7/20/06: Rich from Ohio says: The problem with Linux is the same problem it's had since it's beginning. The lack of similar startup driver files. No distribution released by Linux will be widely accepted without the best possible driver support on the market. That has always been the upside of Microsoft over Linux distributions. Not one Linux product has ever come out with set of drivers to work on as many optional items as Microsoft. The system should know of devices and look for drivers without a user knowing some special jargon like mounting drives and such. I've tried several Linux distributions and have yet to find out how to add drivers for devices, it's like some dark secret that is only available if you belong to some cult.
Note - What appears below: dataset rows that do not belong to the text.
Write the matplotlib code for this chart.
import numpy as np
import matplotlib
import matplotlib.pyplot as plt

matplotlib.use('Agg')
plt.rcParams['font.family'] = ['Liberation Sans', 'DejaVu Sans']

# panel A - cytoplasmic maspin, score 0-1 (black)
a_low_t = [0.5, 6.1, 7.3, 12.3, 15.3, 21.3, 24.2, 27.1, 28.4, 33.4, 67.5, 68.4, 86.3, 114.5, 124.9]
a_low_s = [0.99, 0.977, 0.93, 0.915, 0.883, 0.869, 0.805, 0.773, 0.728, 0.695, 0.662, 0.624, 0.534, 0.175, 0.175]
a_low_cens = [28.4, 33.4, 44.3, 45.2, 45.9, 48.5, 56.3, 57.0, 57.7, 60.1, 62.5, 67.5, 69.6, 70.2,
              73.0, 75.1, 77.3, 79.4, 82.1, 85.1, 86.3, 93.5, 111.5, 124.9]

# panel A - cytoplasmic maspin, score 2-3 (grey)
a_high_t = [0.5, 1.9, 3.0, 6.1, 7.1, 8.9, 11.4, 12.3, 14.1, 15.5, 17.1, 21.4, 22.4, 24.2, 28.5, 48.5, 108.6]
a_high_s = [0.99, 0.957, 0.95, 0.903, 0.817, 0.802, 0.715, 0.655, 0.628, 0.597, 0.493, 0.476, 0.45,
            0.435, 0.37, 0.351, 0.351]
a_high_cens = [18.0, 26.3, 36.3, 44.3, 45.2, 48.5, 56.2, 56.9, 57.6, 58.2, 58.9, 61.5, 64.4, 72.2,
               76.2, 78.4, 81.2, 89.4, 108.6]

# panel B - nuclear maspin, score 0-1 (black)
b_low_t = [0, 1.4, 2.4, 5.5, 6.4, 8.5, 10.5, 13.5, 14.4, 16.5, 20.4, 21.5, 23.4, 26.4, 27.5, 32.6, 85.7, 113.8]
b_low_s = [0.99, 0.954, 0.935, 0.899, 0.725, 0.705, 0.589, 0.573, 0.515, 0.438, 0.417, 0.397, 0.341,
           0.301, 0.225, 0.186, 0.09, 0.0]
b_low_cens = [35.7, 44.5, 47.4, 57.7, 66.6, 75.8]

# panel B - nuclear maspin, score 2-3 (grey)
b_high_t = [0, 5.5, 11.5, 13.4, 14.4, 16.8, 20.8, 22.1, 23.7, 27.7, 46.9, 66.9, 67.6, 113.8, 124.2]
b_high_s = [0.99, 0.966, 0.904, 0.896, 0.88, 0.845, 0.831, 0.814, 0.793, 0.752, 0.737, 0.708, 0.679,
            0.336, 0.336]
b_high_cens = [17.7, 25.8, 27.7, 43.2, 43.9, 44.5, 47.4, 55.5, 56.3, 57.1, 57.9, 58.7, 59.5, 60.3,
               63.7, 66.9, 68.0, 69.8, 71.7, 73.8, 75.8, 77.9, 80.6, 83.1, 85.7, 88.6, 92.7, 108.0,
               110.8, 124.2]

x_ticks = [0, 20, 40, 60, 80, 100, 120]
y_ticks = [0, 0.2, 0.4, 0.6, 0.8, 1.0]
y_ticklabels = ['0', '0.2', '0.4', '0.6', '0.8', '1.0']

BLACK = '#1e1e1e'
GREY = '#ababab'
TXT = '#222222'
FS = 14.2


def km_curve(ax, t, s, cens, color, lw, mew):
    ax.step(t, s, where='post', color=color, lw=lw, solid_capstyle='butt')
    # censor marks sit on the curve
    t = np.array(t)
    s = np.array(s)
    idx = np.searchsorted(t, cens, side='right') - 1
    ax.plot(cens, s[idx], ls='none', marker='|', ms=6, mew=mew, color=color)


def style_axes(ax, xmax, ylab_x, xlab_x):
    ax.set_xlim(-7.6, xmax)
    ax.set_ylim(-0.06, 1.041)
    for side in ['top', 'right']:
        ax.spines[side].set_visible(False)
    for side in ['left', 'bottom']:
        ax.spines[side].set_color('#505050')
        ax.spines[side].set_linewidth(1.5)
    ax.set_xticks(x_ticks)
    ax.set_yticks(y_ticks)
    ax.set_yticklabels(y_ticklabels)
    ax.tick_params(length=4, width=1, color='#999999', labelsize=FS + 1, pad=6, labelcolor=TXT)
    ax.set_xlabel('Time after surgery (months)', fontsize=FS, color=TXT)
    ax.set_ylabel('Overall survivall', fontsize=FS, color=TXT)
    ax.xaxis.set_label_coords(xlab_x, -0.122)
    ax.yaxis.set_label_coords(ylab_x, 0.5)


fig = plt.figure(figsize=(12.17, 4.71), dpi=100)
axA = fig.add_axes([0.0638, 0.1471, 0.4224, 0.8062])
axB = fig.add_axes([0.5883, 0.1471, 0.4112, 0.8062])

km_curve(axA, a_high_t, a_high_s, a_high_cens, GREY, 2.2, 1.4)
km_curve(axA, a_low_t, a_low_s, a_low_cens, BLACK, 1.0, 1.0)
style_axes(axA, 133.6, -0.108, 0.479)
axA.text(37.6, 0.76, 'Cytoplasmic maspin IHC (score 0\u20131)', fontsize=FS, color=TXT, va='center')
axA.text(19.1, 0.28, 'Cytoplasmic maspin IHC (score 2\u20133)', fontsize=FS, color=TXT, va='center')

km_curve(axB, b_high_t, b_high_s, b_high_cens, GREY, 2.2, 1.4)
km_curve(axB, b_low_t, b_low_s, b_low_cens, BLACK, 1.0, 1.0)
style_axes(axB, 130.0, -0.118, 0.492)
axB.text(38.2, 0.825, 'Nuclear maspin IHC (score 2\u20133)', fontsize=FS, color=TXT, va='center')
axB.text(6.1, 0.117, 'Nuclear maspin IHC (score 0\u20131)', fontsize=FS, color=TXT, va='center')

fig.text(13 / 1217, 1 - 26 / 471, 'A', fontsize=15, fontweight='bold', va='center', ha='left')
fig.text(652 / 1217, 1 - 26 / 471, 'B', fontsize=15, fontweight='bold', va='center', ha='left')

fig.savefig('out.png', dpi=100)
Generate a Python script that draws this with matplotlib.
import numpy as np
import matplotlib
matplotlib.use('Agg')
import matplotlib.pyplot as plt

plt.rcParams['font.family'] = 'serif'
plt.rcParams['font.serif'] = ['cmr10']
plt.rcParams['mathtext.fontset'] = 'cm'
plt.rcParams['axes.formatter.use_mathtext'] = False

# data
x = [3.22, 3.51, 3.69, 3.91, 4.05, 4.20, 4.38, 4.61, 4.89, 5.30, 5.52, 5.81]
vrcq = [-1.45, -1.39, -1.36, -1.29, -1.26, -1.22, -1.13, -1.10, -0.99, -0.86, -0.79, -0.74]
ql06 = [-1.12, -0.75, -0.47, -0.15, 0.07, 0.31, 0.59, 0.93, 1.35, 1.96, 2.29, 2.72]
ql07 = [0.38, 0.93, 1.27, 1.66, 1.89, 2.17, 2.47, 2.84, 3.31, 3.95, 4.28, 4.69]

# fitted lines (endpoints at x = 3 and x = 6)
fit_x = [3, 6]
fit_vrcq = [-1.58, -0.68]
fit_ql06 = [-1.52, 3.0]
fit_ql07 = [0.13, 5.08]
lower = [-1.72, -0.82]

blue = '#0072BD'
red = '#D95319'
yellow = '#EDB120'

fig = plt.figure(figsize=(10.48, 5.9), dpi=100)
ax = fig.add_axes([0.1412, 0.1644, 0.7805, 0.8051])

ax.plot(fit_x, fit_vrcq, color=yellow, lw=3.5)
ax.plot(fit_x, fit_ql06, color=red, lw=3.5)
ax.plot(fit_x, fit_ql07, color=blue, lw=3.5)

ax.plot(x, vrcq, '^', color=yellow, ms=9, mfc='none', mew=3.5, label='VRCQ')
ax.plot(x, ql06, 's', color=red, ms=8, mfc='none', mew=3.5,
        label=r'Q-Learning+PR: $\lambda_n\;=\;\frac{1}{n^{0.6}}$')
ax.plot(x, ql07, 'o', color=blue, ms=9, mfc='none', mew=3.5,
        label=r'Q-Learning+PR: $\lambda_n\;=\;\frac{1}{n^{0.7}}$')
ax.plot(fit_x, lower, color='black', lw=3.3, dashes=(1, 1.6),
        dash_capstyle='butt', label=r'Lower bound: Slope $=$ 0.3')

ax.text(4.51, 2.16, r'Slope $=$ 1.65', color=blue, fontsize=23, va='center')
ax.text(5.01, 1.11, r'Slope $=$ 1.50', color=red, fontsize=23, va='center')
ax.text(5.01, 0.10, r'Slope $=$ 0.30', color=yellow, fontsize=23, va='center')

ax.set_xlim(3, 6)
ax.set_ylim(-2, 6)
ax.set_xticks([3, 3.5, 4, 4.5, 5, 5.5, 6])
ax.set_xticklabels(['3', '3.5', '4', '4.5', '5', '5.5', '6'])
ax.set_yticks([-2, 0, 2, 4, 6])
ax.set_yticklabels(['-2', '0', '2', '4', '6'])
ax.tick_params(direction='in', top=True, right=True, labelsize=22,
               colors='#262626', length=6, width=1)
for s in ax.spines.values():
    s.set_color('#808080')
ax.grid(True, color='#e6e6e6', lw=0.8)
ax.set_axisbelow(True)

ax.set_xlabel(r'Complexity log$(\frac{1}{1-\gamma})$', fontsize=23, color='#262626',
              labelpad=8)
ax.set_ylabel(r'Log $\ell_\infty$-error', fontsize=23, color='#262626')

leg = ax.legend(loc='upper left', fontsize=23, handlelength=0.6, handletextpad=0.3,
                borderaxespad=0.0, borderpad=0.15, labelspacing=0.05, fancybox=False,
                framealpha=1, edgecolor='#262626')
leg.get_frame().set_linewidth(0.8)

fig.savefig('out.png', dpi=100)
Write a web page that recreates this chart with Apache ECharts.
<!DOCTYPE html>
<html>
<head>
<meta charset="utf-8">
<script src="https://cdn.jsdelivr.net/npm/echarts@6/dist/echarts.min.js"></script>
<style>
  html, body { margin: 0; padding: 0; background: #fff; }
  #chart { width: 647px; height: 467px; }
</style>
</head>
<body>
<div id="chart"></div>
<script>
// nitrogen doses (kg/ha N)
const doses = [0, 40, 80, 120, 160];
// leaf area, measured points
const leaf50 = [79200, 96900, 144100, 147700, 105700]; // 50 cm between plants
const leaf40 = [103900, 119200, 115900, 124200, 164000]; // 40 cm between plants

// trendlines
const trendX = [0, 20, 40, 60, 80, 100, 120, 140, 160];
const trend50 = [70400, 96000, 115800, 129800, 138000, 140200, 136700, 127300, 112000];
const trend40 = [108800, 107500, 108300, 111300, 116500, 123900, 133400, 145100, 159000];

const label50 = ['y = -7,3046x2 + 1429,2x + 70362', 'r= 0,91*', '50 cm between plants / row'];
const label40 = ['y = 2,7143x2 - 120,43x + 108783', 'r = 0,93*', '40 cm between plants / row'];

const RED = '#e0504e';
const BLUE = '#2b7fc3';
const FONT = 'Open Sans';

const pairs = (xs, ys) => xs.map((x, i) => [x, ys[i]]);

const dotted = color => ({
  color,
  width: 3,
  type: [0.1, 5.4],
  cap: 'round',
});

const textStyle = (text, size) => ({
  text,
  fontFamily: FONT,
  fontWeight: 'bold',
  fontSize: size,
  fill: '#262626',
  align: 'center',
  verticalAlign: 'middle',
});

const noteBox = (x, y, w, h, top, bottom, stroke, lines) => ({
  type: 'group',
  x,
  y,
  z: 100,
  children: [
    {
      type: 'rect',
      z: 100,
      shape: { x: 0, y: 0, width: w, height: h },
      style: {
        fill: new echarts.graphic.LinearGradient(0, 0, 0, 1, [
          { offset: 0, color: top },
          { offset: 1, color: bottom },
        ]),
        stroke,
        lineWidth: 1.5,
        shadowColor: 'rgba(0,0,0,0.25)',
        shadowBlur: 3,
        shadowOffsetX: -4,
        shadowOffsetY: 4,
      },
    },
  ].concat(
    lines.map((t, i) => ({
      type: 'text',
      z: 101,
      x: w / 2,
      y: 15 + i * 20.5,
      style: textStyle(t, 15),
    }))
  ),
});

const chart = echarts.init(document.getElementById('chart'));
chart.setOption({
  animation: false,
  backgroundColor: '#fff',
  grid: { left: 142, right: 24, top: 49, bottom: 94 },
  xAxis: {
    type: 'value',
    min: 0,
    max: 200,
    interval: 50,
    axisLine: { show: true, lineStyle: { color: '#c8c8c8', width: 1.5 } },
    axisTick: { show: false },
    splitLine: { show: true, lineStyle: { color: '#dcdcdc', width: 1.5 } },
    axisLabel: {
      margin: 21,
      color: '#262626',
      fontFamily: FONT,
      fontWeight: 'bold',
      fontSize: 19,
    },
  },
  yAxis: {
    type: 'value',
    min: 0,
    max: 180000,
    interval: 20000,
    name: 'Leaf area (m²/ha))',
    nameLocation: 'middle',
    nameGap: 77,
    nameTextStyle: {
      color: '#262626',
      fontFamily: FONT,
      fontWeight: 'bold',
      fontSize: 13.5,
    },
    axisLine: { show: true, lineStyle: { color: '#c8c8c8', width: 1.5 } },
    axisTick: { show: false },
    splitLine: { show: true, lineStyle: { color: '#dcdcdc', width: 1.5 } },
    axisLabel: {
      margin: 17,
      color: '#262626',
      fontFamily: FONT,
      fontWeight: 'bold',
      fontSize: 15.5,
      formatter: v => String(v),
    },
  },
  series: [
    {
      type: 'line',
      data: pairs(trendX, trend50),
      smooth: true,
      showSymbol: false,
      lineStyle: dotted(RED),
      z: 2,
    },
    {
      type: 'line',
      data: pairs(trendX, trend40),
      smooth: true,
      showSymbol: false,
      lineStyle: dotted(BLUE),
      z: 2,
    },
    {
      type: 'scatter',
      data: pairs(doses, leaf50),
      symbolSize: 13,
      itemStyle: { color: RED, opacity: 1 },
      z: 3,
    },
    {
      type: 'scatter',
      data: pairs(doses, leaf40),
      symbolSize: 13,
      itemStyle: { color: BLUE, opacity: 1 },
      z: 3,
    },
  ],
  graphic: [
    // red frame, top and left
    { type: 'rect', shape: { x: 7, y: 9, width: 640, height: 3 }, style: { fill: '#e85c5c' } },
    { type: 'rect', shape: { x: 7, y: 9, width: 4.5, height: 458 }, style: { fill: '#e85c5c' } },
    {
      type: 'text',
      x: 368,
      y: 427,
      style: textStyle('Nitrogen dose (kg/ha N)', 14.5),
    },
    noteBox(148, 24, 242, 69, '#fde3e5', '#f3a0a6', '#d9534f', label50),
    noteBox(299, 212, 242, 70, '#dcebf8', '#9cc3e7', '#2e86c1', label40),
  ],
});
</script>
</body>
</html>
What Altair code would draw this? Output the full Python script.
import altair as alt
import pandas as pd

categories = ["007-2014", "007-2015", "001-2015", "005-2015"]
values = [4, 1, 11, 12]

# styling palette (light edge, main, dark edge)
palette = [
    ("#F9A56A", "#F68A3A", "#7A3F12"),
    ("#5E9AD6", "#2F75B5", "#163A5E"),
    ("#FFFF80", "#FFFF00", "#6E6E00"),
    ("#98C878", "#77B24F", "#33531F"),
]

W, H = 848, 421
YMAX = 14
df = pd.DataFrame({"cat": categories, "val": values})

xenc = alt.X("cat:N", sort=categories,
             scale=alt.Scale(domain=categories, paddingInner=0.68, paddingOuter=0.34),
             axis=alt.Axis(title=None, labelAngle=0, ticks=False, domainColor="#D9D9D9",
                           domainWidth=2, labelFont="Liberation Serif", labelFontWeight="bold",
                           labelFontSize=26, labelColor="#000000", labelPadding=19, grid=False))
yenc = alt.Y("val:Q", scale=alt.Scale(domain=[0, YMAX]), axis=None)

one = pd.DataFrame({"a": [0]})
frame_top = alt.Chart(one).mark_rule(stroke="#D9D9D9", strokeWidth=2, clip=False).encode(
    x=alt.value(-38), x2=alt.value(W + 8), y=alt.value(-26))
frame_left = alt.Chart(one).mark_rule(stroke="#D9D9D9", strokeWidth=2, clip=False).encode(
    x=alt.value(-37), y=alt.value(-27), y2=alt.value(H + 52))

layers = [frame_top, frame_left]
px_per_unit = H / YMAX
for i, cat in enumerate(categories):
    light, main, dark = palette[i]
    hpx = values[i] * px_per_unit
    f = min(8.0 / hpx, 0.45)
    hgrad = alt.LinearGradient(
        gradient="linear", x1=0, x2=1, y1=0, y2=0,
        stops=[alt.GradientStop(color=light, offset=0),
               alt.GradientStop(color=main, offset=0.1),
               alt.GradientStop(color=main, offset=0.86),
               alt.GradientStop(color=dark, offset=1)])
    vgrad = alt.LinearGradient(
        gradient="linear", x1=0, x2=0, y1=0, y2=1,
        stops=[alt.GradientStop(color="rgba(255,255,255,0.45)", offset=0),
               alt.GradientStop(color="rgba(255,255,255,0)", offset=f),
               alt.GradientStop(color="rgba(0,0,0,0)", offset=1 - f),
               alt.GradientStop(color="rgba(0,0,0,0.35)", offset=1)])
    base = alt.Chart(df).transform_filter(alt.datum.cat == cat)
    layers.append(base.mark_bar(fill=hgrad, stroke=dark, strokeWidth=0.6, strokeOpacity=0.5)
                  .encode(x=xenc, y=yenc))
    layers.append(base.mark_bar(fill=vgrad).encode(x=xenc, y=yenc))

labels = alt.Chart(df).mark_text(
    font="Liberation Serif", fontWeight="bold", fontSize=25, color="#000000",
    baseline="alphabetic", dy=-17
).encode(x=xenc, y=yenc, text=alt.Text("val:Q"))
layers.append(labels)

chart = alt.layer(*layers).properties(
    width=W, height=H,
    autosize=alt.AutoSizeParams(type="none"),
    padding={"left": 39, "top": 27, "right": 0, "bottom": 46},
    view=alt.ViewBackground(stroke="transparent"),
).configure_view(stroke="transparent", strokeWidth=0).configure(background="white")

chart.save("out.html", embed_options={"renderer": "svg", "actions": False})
Where is the device manager in Linux that you can use to scan a CD or other media for device drivers that the kernal cannot find? It's a major project just to locate files on media as Linux is not nearly as user friendly as Microsoft to locate files on various media. Newer, more costly distributions may include these enhancements, but that just makes one choose between what they already have and something else that costs the same. This level of compatability must come from a distribution that cost much less than Microsoft's current version (even better if it can be freely downloaded from the net), be widely advertised and recieve positive reviews. IT classes for this distribution should be taught locally at tech schools with the same occupational outlook as Microsoft. Operational access from the beginning and throughout the life of the system is absolutely critical and Linux falls far short of Microsoft to provide that. To be frank, they also needed a major player that had some market control as well. The only real threat could come from Novell, but choosing SUSE was the wrong option. They should have merged with Red Hat. The logos and product designs would have made a great match. It might just still be the only possible way that Linux can cut dramaticly into the Windows World, to merge Novell and Red Hat as the one and only Linux server to desktop Linux solution. Hit the cable channels with major product reviews that speak to these concerns and assist all schools that would like to offer classes for the certification track. That's how Microsoft and Cisco have built their dominance in the market. Who will stand up for Linux?